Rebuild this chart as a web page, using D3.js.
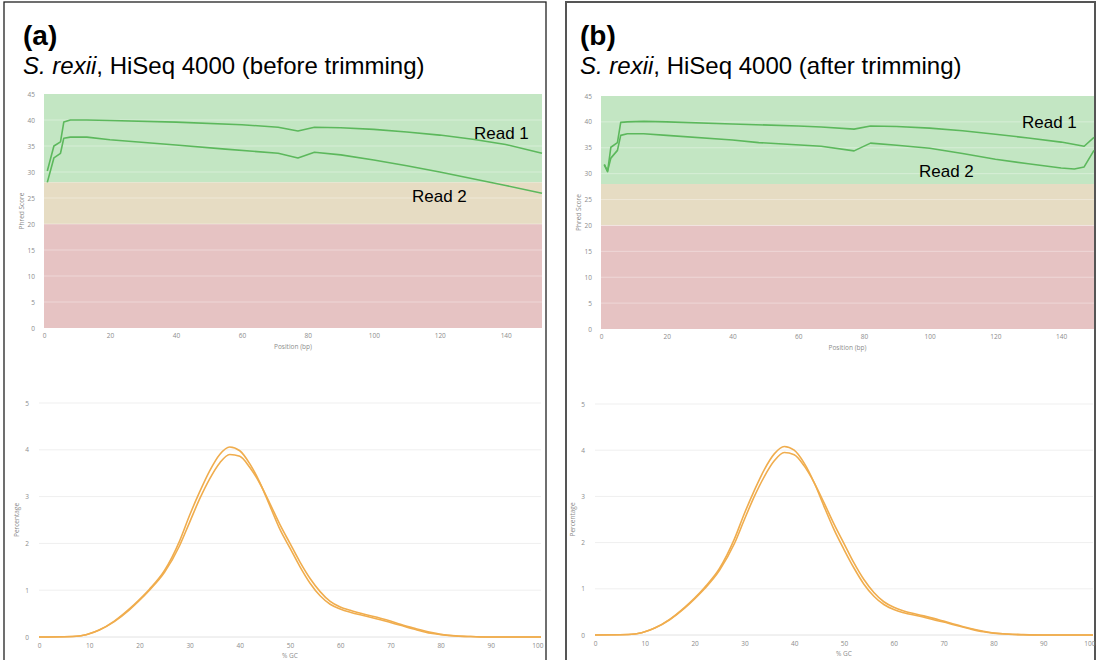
<!DOCTYPE html>
<html><head><meta charset="utf-8">
<script src="https://cdn.jsdelivr.net/npm/d3@7"></script>
<style>
html,body{margin:0;padding:0;background:#fff;}
svg{display:block;}
</style></head>
<body>
<svg id="c" width="1097" height="660"></svg>
<script>
// ---------- DATA ----------
const panelLetters = ["(a)", "(b)"];
const panelSpecies = ["S. rexii", "S. rexii"];
const panelSubtitles = [", HiSeq 4000 (before trimming)", ", HiSeq 4000 (after trimming)"];
const readLabels = ["Read 1", "Read 2"];

const phredTicksY = [0, 5, 10, 15, 20, 25, 30, 35, 40, 45];
const phredTicksX = [0, 20, 40, 60, 80, 100, 120, 140];
const gcTicksY = [0, 1, 2, 3, 4, 5];
const gcTicksX = [0, 10, 20, 30, 40, 50, 60, 70, 80, 90, 100];
const phredBands = [[28, 45, "#c3e6c3"], [20, 28, "#e6dcc3"], [0, 20, "#e6c3c3"]];

// Panel (a) Phred score by position
const aRead1 = [[1,30.2],[3,35.0],[5,35.8],[6,39.6],[8,40.0],[13,40.0],[20,39.9],[40,39.6],[60,39.1],[71,38.6],[77,37.9],[82,38.6],[90,38.5],[100,38.2],[110,37.7],[120,37.1],[130,36.3],[140,35.3],[151,33.6]];
const aRead2 = [[1,28.0],[3,32.7],[5,33.6],[6,36.5],[8,36.7],[13,36.7],[20,36.2],[40,35.2],[55,34.4],[71,33.6],[77,32.7],[82,33.8],[90,33.3],[100,32.3],[110,31.2],[120,30.0],[130,28.7],[140,27.4],[151,25.9]];
// Panel (b) Phred score by position
const bRead1 = [[1,31.8],[2,30.4],[3,35.1],[5,36.0],[6,39.9],[8,40.0],[13,40.1],[20,40.0],[40,39.6],[60,39.2],[67,39.0],[77,38.6],[82,39.2],[90,39.1],[100,38.8],[110,38.3],[120,37.6],[130,36.9],[140,36.1],[147,35.3],[150,37.0]];
const bRead2 = [[1,31.7],[2,30.5],[3,33.0],[5,34.5],[6,37.4],[8,37.7],[13,37.7],[20,37.4],[40,36.5],[48,36.0],[67,35.3],[77,34.4],[82,35.9],[90,35.5],[100,34.9],[110,33.9],[120,32.8],[130,31.9],[140,31.1],[144,30.9],[147,31.3],[150,34.5]];

// Panel (a) GC content distribution
const aGC1 = [[0,0],[5,0.005],[8,0.02],[10,0.07],[12,0.15],[15,0.34],[18,0.6],[20,0.8],[22,1.02],[25,1.42],[28,2.05],[30,2.6],[32,3.1],[34,3.55],[36,3.9],[38,4.06],[40,3.98],[42,3.7],[44,3.3],[46,2.8],[48,2.3],[50,1.9],[52,1.5],[54,1.15],[56,0.88],[58,0.7],[60,0.6],[62,0.53],[65,0.45],[68,0.37],[70,0.31],[72,0.25],[75,0.16],[78,0.08],[80,0.05],[83,0.02],[86,0.01],[90,0],[100,0]];
const aGC2 = [[0,0],[5,0.005],[8,0.02],[10,0.07],[12,0.15],[15,0.33],[18,0.58],[20,0.78],[22,1.0],[25,1.38],[28,1.95],[30,2.45],[32,2.95],[34,3.38],[36,3.72],[38,3.9],[40,3.86],[42,3.62],[44,3.28],[46,2.85],[48,2.4],[50,2.0],[52,1.6],[54,1.25],[56,0.97],[58,0.76],[60,0.64],[62,0.57],[65,0.48],[68,0.4],[70,0.34],[72,0.27],[75,0.18],[78,0.1],[80,0.06],[83,0.025],[86,0.01],[90,0],[100,0]];
// Panel (b) GC content distribution
const bGC1 = [[0,0],[5,0.005],[8,0.02],[10,0.07],[12,0.15],[15,0.34],[18,0.6],[20,0.8],[22,1.03],[25,1.44],[28,2.08],[30,2.63],[32,3.13],[34,3.58],[36,3.92],[38,4.08],[40,4.0],[42,3.72],[44,3.3],[46,2.78],[48,2.28],[50,1.85],[52,1.45],[54,1.1],[56,0.84],[58,0.66],[60,0.55],[62,0.48],[65,0.41],[68,0.33],[70,0.28],[72,0.22],[75,0.14],[78,0.07],[80,0.04],[83,0.015],[86,0.005],[90,0],[100,0]];
const bGC2 = [[0,0],[5,0.005],[8,0.02],[10,0.07],[12,0.15],[15,0.33],[18,0.58],[20,0.78],[22,1.0],[25,1.4],[28,1.98],[30,2.5],[32,3.0],[34,3.43],[36,3.77],[38,3.95],[40,3.9],[42,3.66],[44,3.3],[46,2.86],[48,2.4],[50,1.98],[52,1.56],[54,1.2],[56,0.92],[58,0.72],[60,0.6],[62,0.52],[65,0.44],[68,0.36],[70,0.3],[72,0.24],[75,0.15],[78,0.08],[80,0.045],[83,0.02],[86,0.008],[90,0],[100,0]];

// ---------- LAYOUT ----------
const panels = [
  {frame:[4,2,542], titleX:23, phred:{x:[44,542], y:[328,94], dom:151, r1:aRead1, r2:aRead2, l1:[474,139], l2:[412,202]},
   gc:{x:[39,541], y:[637,403], g1:aGC1, g2:aGC2}},
  {frame:[566,2,529], titleX:580, phred:{x:[601,1094], y:[329,96], dom:150, r1:bRead1, r2:bRead2, l1:[1022,128], l2:[919,177]},
   gc:{x:[595,1093], y:[635,404], g1:bGC1, g2:bGC2}}
];

const svg = d3.select("#c");
const tickFont = "Open Sans, sans-serif";
const tickColor = "#8c8c8c";
const fs = 6.5;

function styleAxis(a) {
  a.select(".domain").remove();
  a.selectAll("text").attr("font-size", fs).attr("fill", tickColor).attr("font-family", tickFont);
}

panels.forEach((p, i) => {
  const g = svg.append("g");
  g.append("rect").attr("x", p.frame[0]).attr("y", p.frame[1]).attr("width", p.frame[2]).attr("height", 700)
    .attr("fill", "none").attr("stroke", i === 0 ? "#222" : "#555").attr("stroke-width", i === 0 ? 1.3 : 2);

  g.append("text").attr("x", p.titleX).attr("y", 45).text(panelLetters[i])
    .attr("font-family", "Liberation Sans, Arial, sans-serif").attr("font-weight", "bold").attr("font-size", 28).attr("fill", "#000");
  const st = g.append("text").attr("x", p.titleX).attr("y", 74)
    .attr("font-family", "Liberation Sans, Arial, sans-serif").attr("font-size", 24).attr("fill", "#000");
  st.append("tspan").attr("font-style", "italic").text(panelSpecies[i]);
  st.append("tspan").text(panelSubtitles[i]);

  // ---- Phred chart ----
  const ph = p.phred;
  const x = d3.scaleLinear().domain([0, ph.dom]).range(ph.x);
  const y = d3.scaleLinear().domain([0, 45]).range(ph.y);
  phredBands.forEach(b => {
    g.append("rect").attr("x", ph.x[0]).attr("width", ph.x[1] - ph.x[0])
      .attr("y", y(b[1])).attr("height", y(b[0]) - y(b[1])).attr("fill", b[2]);
  });
  g.append("g").selectAll("line").data(phredTicksY.slice(1, -1)).join("line")
    .attr("x1", ph.x[0]).attr("x2", ph.x[1]).attr("y1", d => y(d)).attr("y2", d => y(d))
    .attr("stroke", "#ffffff").attr("stroke-opacity", 0.35).attr("stroke-width", 1);
  const yAx = g.append("g").attr("transform", `translate(${ph.x[0] - 9},0)`)
    .call(d3.axisLeft(y).tickValues(phredTicksY).tickSize(0).tickPadding(0));
  const xAx = g.append("g").attr("transform", `translate(0,${ph.y[0] + 3})`)
    .call(d3.axisBottom(x).tickValues(phredTicksX).tickSize(0).tickPadding(2));
  styleAxis(yAx); styleAxis(xAx);
  g.append("text").attr("transform", `translate(${ph.x[0] - 20},${(ph.y[0] + ph.y[1]) / 2}) rotate(-90)`)
    .attr("text-anchor", "middle").attr("font-size", fs).attr("fill", tickColor).attr("font-family", tickFont).text("Phred Score");
  g.append("text").attr("x", (ph.x[0] + ph.x[1]) / 2).attr("y", ph.y[0] + 21)
    .attr("text-anchor", "middle").attr("font-size", fs).attr("fill", tickColor).attr("font-family", tickFont).text("Position (bp)");

  const line = d3.line().x(d => x(d[0])).y(d => y(d[1])).curve(d3.curveLinear);
  [ph.r1, ph.r2].forEach(r => {
    g.append("path").datum(r).attr("d", line).attr("fill", "none")
      .attr("stroke", "#5cb85c").attr("stroke-width", 1.6).attr("stroke-linejoin", "round");
  });
  [ph.l1, ph.l2].forEach((l, k) => {
    g.append("text").attr("x", l[0]).attr("y", l[1]).text(readLabels[k])
      .attr("font-family", "Liberation Sans, Arial, sans-serif").attr("font-size", 17).attr("fill", "#000");
  });

  // ---- GC chart ----
  const gc = p.gc;
  const gx = d3.scaleLinear().domain([0, 100]).range(gc.x);
  const gy = d3.scaleLinear().domain([0, 5]).range(gc.y);
  g.append("g").selectAll("line").data(gcTicksY).join("line")
    .attr("x1", gc.x[0]).attr("x2", gc.x[1]).attr("y1", d => gy(d)).attr("y2", d => gy(d))
    .attr("stroke", d => d === 0 ? "#e2e2e2" : "#efefef").attr("stroke-width", 1);
  const gyAx = g.append("g").attr("transform", `translate(${gc.x[0] - 10},0)`)
    .call(d3.axisLeft(gy).tickValues(gcTicksY).tickFormat(d3.format("d")).tickSize(0).tickPadding(0));
  const gxAx = g.append("g").attr("transform", `translate(0,${gc.y[0] + 3})`)
    .call(d3.axisBottom(gx).tickValues(gcTicksX).tickFormat(d3.format("d")).tickSize(0).tickPadding(3));
  styleAxis(gyAx); styleAxis(gxAx);
  gxAx.selectAll(".tick").filter(d => d === 100).select("text").attr("text-anchor", "end").attr("dx", 2);
  g.append("text").attr("transform", `translate(${gc.x[0] - 20},${gy(2.5)}) rotate(-90)`)
    .attr("text-anchor", "middle").attr("font-size", fs).attr("fill", tickColor).attr("font-family", tickFont).text("Percentage");
  g.append("text").attr("x", gx(50)).attr("y", gc.y[0] + 21)
    .attr("text-anchor", "middle").attr("font-size", fs).attr("fill", tickColor).attr("font-family", tickFont).text("% GC");

  const gline = d3.line().x(d => gx(d[0])).y(d => gy(d[1])).curve(d3.curveMonotoneX);
  [gc.g1, gc.g2].forEach(s => {
    g.append("path").datum(s).attr("d", gline).attr("fill", "none")
      .attr("stroke", "#f0ad4e").attr("stroke-width", 1.6);
  });
});
</script>
</body></html>
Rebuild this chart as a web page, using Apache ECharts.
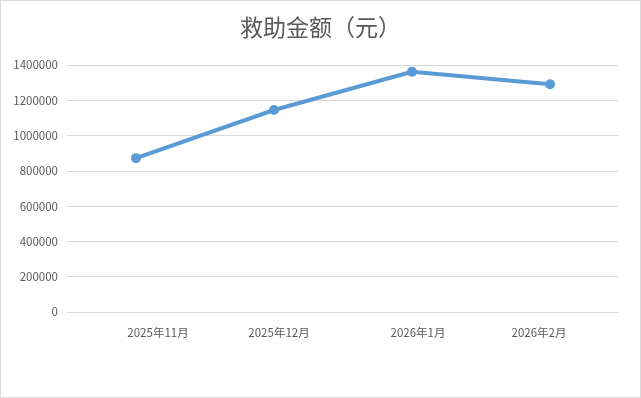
<!DOCTYPE html>
<html>
<head>
<meta charset="utf-8">
<script src="https://cdn.jsdelivr.net/npm/echarts@6/dist/echarts.min.js"></script>
<style>
  html, body { margin: 0; padding: 0; background: #fff; }
  #chart { position: absolute; left: 0; top: 0; width: 639px; height: 396px; border: 1px solid #d9d9d9; }
</style>
</head>
<body>
<div id="chart"></div>
<script>
var months = ['2025年11月', '2025年12月', '2026年1月', '2026年2月'];
var amounts = [872000, 1145000, 1362000, 1291000];
var yTicks = [0, 200000, 400000, 600000, 800000, 1000000, 1200000, 1400000];

var font = '"Noto Sans CJK SC", "Microsoft YaHei", sans-serif';
var labelStyle = { fontFamily: font, fontSize: 11.5, color: '#595959' };

// the source chart sets its month labels a little off the points
var labelShift = [
    [0, 0, 0, 44],
    [0, 0, 0, 10],
    [0, 0, 0, 12],
    [0, 22, 0, 0]
];
var richLabels = {};
labelShift.forEach(function (p, i) {
    richLabels['m' + i] = Object.assign({ padding: p }, labelStyle);
});

var option = {
    animation: false,
    title: {
        text: '救助金额（元）',
        left: 'center',
        top: 10,
        textStyle: { fontFamily: font, fontSize: 23, fontWeight: 'normal', color: '#595959' }
    },
    grid: { left: 66, right: 21, top: 64, bottom: 85 },
    xAxis: {
        type: 'category',
        data: months,
        boundaryGap: true,
        axisLine: { show: false },
        axisTick: { show: false },
        axisLabel: Object.assign({
            margin: 15,
            formatter: function (v, i) { return '{m' + i + '|' + v + '}'; },
            rich: richLabels
        }, labelStyle)
    },
    yAxis: {
        type: 'value',
        min: yTicks[0],
        max: yTicks[yTicks.length - 1],
        interval: yTicks[1] - yTicks[0],
        axisLine: { show: false },
        axisTick: { show: false },
        axisLabel: Object.assign({
            margin: 9,
            formatter: function (v) { return String(v); }
        }, labelStyle),
        splitLine: { lineStyle: { color: '#d9d9d9', width: 1 } }
    },
    series: [{
        name: '救助金额（元）',
        type: 'line',
        data: amounts,
        symbol: 'circle',
        symbolSize: 10,
        lineStyle: { color: '#5b9bd5', width: 4 },
        itemStyle: { color: '#5b9bd5' }
    }]
};

var myChart = echarts.init(document.getElementById('chart'));
myChart.setOption(option);
</script>
</body>
</html>
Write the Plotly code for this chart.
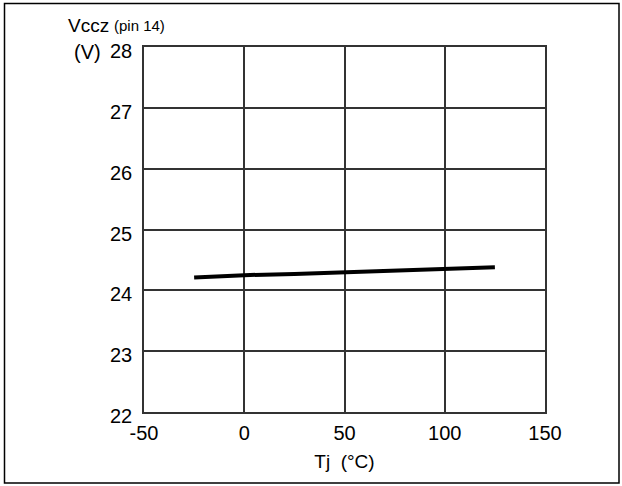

WHAT YOU NEED TO DO:
Among the entries above, locate the line with "Rebuild this chart as a web page, using Apache" and the line with "11.5, color: '#595959'". Give those two lines and all lines between them again, exactly, leaving out the pictures.

WORKED ANSWER:
Rebuild this chart as a web page, using Apache ECharts.
<!DOCTYPE html>
<html>
<head>
<meta charset="utf-8">
<script src="https://cdn.jsdelivr.net/npm/echarts@6/dist/echarts.min.js"></script>
<style>
  html, body { margin: 0; padding: 0; background: #fff; }
  #chart { position: absolute; left: 0; top: 0; width: 639px; height: 396px; border: 1px solid #d9d9d9; }
</style>
</head>
<body>
<div id="chart"></div>
<script>
var months = ['2025年11月', '2025年12月', '2026年1月', '2026年2月'];
var amounts = [872000, 1145000, 1362000, 1291000];
var yTicks = [0, 200000, 400000, 600000, 800000, 1000000, 1200000, 1400000];

var font = '"Noto Sans CJK SC", "Microsoft YaHei", sans-serif';
var labelStyle = { fontFamily: font, fontSize: 11.5, color: '#595959' };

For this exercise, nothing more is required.